A second-grader in upstate New York was told the storybook she brought to share with her class was “inappropriate” because it contained the dreaded G-word.
A cop in LaGrange, Georgia, was suspended for a day for coming to work with ashes on his forehead on Ash Wednesday.
My all-time favorite example of First Amendment fetishism: In 1991, the Pennsylvania Supreme Court overturned a death sentence because the prosecutor quoted Leviticus to the jury.
And the beat (as in bashing) goes on. When it comes to ferreting out religious expression, secularism never sleeps.
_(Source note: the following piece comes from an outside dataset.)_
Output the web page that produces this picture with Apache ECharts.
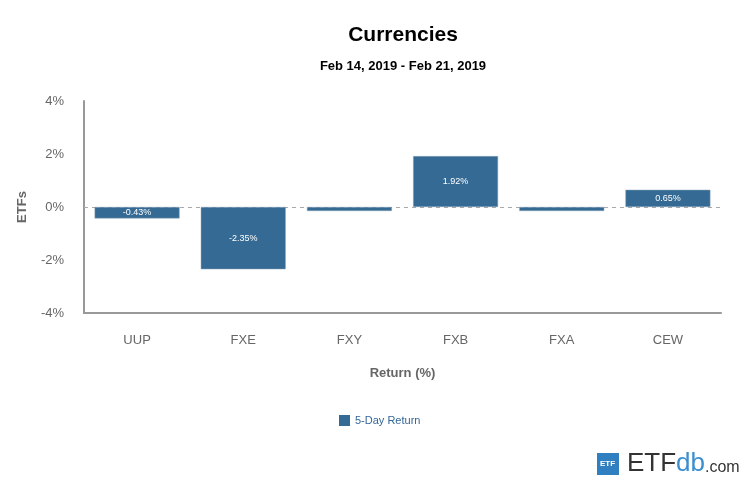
<!DOCTYPE html>
<html><head><meta charset="utf-8">
<script src="https://cdn.jsdelivr.net/npm/echarts@6/dist/echarts.min.js"></script>
<style>html,body{margin:0;padding:0;background:#fff}#c{width:750px;height:480px}</style>
</head><body><div id="c"></div>
<script>
const categories = ['UUP', 'FXE', 'FXY', 'FXB', 'FXA', 'CEW'];
const returns = [-0.43, -2.35, -0.15, 1.92, -0.15, 0.65];
const showLabel = [true, true, false, true, false, true];
const yTicks = [-4, -2, 0, 2, 4];

const chart = echarts.init(document.getElementById('c'));
const font = 'Arial, "Liberation Sans", sans-serif';
chart.setOption({
  animation: false,
  textStyle: { fontFamily: font },
  title: [
    { text: 'Currencies', left: 398, top: 20, textAlign: 'center',
      textStyle: { fontSize: 21, fontWeight: 'bold', color: '#000', fontFamily: font } },
    { text: 'Feb 14, 2019 - Feb 21, 2019', left: 398, top: 55, textAlign: 'center',
      textStyle: { fontSize: 13, fontWeight: 'bold', color: '#000', fontFamily: font } }
  ],
  legend: {
    data: ['5-Day Return'], top: 410, left: 334,
    itemWidth: 11, itemHeight: 11, icon: 'rect', itemGap: 6,
    itemStyle: { borderWidth: 0 },
    textStyle: { color: '#336699', fontSize: 11, fontFamily: font }
  },
  grid: { left: 84, right: 29, top: 101, bottom: 167 },
  xAxis: {
    type: 'category', data: categories,
    name: 'Return (%)', nameLocation: 'middle', nameGap: 54,
    nameTextStyle: { fontSize: 13, fontWeight: 'bold', color: '#666', fontFamily: font },
    axisLine: { onZero: false, lineStyle: { color: '#999', width: 2 } },
    axisTick: { show: false },
    axisLabel: { color: '#666', fontSize: 13, margin: 21, fontFamily: font }
  },
  yAxis: {
    type: 'value', min: -4, max: 4, interval: 2,
    name: 'ETFs', nameLocation: 'middle', nameGap: 55, nameRotate: 90,
    nameTextStyle: { fontSize: 13, fontWeight: 'bold', color: '#666', fontFamily: font },
    axisLine: { show: true, lineStyle: { color: '#999', width: 2 } },
    axisTick: { show: false },
    splitLine: { show: false },
    axisLabel: { color: '#666', fontSize: 13, margin: 20, fontFamily: font,
      formatter: v => yTicks.includes(v) ? v + '%' : '' }
  },
  series: [{
    name: '5-Day Return', type: 'bar', barWidth: '80%',
    itemStyle: { color: '#346a93', borderColor: '#8aa4b8', borderWidth: 0.5 },
    data: returns.map((v, i) => ({
      value: v,
      label: { show: showLabel[i], position: 'inside', formatter: v.toFixed(2) + '%',
        color: '#fff', fontSize: 9, fontFamily: font }
    })),
    markLine: {
      silent: true, symbol: 'none', label: { show: false },
      lineStyle: { color: '#aaa', type: [4, 4], width: 1 },
      data: [{ yAxis: 0 }], z: 1
    }
  }],
  graphic: [
    { type: 'rect', left: 597, top: 453, shape: { width: 22, height: 22 }, style: { fill: '#2f7fc1' } },
    { type: 'text', left: 600, top: 460, style: { text: 'ETF', fill: '#fff', font: 'bold 8px ' + font } },
    { type: 'text', left: 627, top: 451, style: {
        text: '{a|ETF}{b|db}{c|.com}',
        rich: {
          a: { fill: '#333', fontSize: 26, fontFamily: font },
          b: { fill: '#3a8fd0', fontSize: 26, fontFamily: font },
          c: { fill: '#333', fontSize: 16, fontFamily: font, padding: [7, 0, 0, 0] }
        } } }
  ]
});
</script></body></html>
This spring, the Equal Employment Opportunity Commission floated a set of regulations to create a religion-free workplace. Under the rules, a picture of Jesus on a worker’s desk could have been considered religious harassment. The regs were withdrawn after a congressional outcry.
Last month, the postal service announced it would discontinue issuance of Madonna-and-child stamps. “We’re moving away from being denominational,” a postal official explained.
A federal subsidy for a photo of a crucifix suspended in a jar of urine is fine, but religious figures on stamps are offensive. After patrons threatened to staple, fold and mutilate the service, USPS reversed course.
As traditional values – which once were the core of public education – have been driven from their fortified positions, secular dogmas have occupied those battlements.
If a voluntary, nondenominational prayer is coercive, what would you call the left indoctrination that has become the staple of modern pedagogy, from condom distribution to AIDS education to multiculturalism to Earth worship?
The results of decoupling learning from morality are as conspicuous as the first lady’s bouffant hairdo. In a recent survey of the nation’s top high school students, 27% of the females and 49% of the males said they’d have sex with a total stranger if the price was right.
The elite will fight school prayer like cornered bobcats for a simple reason: Religion is a direct refutation of values they are cramming into callow craniums. They don’t want competition for the hearts and minds of the future.
Republicans should offer an amendment much broader than school prayer to protect any reasonable, nondenominational government support for faith.
The amendment would say, in effect: Listen, you ACLU meat heads and black robed dweebs, the First Amendment establishment clause means exactly what it says. No national church – not no Christmas cookies in kindergarten, no menorahs on the courthouse steps or no vouchers for parochial schools.
Gary Bauer of the Family Research Council believes such an amendment would send an unmistakable signal: “The last 32 years were an odd experiment that we have now rejected as a culture.”